Print out every line, exactly as written.

## start RECORDED INFORMATION

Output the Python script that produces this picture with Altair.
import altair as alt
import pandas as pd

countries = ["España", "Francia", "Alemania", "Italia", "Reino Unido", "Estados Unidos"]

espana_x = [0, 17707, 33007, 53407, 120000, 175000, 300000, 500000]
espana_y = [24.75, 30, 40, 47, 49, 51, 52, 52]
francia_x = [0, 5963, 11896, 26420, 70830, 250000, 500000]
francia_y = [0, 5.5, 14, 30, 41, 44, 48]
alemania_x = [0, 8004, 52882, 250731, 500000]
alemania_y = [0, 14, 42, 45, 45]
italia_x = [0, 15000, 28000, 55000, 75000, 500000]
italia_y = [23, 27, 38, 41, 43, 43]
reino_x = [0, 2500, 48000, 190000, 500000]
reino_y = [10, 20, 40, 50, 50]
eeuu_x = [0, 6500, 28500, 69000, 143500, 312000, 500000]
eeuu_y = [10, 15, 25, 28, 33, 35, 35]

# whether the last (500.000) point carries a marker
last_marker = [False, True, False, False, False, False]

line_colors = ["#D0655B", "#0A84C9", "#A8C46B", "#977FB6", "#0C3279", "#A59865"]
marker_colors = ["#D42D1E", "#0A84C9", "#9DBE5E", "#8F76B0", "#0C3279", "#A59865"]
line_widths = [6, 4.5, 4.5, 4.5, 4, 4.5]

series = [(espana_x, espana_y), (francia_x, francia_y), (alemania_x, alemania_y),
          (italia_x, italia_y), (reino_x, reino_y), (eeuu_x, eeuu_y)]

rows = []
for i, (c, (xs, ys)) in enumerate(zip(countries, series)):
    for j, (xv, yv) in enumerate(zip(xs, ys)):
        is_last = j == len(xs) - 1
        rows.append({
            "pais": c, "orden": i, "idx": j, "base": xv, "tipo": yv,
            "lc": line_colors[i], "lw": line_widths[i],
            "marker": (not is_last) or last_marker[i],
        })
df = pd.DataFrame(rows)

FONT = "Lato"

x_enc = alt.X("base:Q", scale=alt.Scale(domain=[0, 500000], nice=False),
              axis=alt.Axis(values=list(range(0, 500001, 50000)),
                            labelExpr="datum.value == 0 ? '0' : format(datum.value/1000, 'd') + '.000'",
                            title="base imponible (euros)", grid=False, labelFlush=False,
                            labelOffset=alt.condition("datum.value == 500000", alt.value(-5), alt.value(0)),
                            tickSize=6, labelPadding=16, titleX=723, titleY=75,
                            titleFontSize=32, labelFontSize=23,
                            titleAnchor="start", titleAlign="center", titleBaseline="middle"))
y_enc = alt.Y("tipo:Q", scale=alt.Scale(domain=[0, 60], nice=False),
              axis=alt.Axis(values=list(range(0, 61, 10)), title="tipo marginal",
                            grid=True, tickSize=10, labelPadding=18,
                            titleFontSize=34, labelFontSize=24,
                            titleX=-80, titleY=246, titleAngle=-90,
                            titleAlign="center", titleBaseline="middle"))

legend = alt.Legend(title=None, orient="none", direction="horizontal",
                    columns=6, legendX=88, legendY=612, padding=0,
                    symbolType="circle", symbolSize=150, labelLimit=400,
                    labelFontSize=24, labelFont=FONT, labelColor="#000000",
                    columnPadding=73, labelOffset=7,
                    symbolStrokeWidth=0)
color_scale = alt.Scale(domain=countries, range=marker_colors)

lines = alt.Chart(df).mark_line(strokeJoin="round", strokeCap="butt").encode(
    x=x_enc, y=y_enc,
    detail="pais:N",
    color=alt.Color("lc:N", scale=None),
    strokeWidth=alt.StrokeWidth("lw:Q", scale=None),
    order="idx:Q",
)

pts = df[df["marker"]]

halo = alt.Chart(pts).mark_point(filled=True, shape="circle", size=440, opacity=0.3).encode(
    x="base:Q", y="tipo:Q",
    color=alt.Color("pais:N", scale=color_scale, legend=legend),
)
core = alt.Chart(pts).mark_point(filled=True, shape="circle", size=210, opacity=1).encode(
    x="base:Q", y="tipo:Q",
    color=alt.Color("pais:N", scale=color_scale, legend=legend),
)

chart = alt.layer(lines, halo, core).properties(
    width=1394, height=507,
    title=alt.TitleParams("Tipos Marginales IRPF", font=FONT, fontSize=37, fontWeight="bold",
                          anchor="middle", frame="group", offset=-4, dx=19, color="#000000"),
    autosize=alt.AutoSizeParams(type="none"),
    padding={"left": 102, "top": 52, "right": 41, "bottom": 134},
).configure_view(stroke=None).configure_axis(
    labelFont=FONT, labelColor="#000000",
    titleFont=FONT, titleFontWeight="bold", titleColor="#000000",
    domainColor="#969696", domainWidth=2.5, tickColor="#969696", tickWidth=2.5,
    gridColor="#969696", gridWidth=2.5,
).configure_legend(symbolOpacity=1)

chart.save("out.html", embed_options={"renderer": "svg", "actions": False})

## end RECORDED INFORMATION

[EXPECTED ANSWER]
Output the Python script that produces this picture with Altair.
import altair as alt
import pandas as pd

countries = ["España", "Francia", "Alemania", "Italia", "Reino Unido", "Estados Unidos"]

espana_x = [0, 17707, 33007, 53407, 120000, 175000, 300000, 500000]
espana_y = [24.75, 30, 40, 47, 49, 51, 52, 52]
francia_x = [0, 5963, 11896, 26420, 70830, 250000, 500000]
francia_y = [0, 5.5, 14, 30, 41, 44, 48]
alemania_x = [0, 8004, 52882, 250731, 500000]
alemania_y = [0, 14, 42, 45, 45]
italia_x = [0, 15000, 28000, 55000, 75000, 500000]
italia_y = [23, 27, 38, 41, 43, 43]
reino_x = [0, 2500, 48000, 190000, 500000]
reino_y = [10, 20, 40, 50, 50]
eeuu_x = [0, 6500, 28500, 69000, 143500, 312000, 500000]
eeuu_y = [10, 15, 25, 28, 33, 35, 35]

# whether the last (500.000) point carries a marker
last_marker = [False, True, False, False, False, False]

line_colors = ["#D0655B", "#0A84C9", "#A8C46B", "#977FB6", "#0C3279", "#A59865"]
marker_colors = ["#D42D1E", "#0A84C9", "#9DBE5E", "#8F76B0", "#0C3279", "#A59865"]
line_widths = [6, 4.5, 4.5, 4.5, 4, 4.5]

series = [(espana_x, espana_y), (francia_x, francia_y), (alemania_x, alemania_y),
          (italia_x, italia_y), (reino_x, reino_y), (eeuu_x, eeuu_y)]

rows = []
for i, (c, (xs, ys)) in enumerate(zip(countries, series)):
    for j, (xv, yv) in enumerate(zip(xs, ys)):
        is_last = j == len(xs) - 1
        rows.append({
            "pais": c, "orden": i, "idx": j, "base": xv, "tipo": yv,
            "lc": line_colors[i], "lw": line_widths[i],
            "marker": (not is_last) or last_marker[i],
        })
df = pd.DataFrame(rows)

FONT = "Lato"

x_enc = alt.X("base:Q", scale=alt.Scale(domain=[0, 500000], nice=False),
              axis=alt.Axis(values=list(range(0, 500001, 50000)),
                            labelExpr="datum.value == 0 ? '0' : format(datum.value/1000, 'd') + '.000'",
                            title="base imponible (euros)", grid=False, labelFlush=False,
                            labelOffset=alt.condition("datum.value == 500000", alt.value(-5), alt.value(0)),
                            tickSize=6, labelPadding=16, titleX=723, titleY=75,
                            titleFontSize=32, labelFontSize=23,
                            titleAnchor="start", titleAlign="center", titleBaseline="middle"))
y_enc = alt.Y("tipo:Q", scale=alt.Scale(domain=[0, 60], nice=False),
              axis=alt.Axis(values=list(range(0, 61, 10)), title="tipo marginal",
                            grid=True, tickSize=10, labelPadding=18,
                            titleFontSize=34, labelFontSize=24,
                            titleX=-80, titleY=246, titleAngle=-90,
                            titleAlign="center", titleBaseline="middle"))

legend = alt.Legend(title=None, orient="none", direction="horizontal",
                    columns=6, legendX=88, legendY=612, padding=0,
                    symbolType="circle", symbolSize=150, labelLimit=400,
                    labelFontSize=24, labelFont=FONT, labelColor="#000000",
                    columnPadding=73, labelOffset=7,
                    symbolStrokeWidth=0)
color_scale = alt.Scale(domain=countries, range=marker_colors)

lines = alt.Chart(df).mark_line(strokeJoin="round", strokeCap="butt").encode(
    x=x_enc, y=y_enc,
    detail="pais:N",
    color=alt.Color("lc:N", scale=None),
    strokeWidth=alt.StrokeWidth("lw:Q", scale=None),
    order="idx:Q",
)

pts = df[df["marker"]]

halo = alt.Chart(pts).mark_point(filled=True, shape="circle", size=440, opacity=0.3).encode(
    x="base:Q", y="tipo:Q",
    color=alt.Color("pais:N", scale=color_scale, legend=legend),
)
core = alt.Chart(pts).mark_point(filled=True, shape="circle", size=210, opacity=1).encode(
    x="base:Q", y="tipo:Q",
    color=alt.Color("pais:N", scale=color_scale, legend=legend),
)

chart = alt.layer(lines, halo, core).properties(
    width=1394, height=507,
    title=alt.TitleParams("Tipos Marginales IRPF", font=FONT, fontSize=37, fontWeight="bold",
                          anchor="middle", frame="group", offset=-4, dx=19, color="#000000"),
    autosize=alt.AutoSizeParams(type="none"),
    padding={"left": 102, "top": 52, "right": 41, "bottom": 134},
).configure_view(stroke=None).configure_axis(
    labelFont=FONT, labelColor="#000000",
    titleFont=FONT, titleFontWeight="bold", titleColor="#000000",
    domainColor="#969696", domainWidth=2.5, tickColor="#969696", tickWidth=2.5,
    gridColor="#969696", gridWidth=2.5,
).configure_legend(symbolOpacity=1)

chart.save("out.html", embed_options={"renderer": "svg", "actions": False})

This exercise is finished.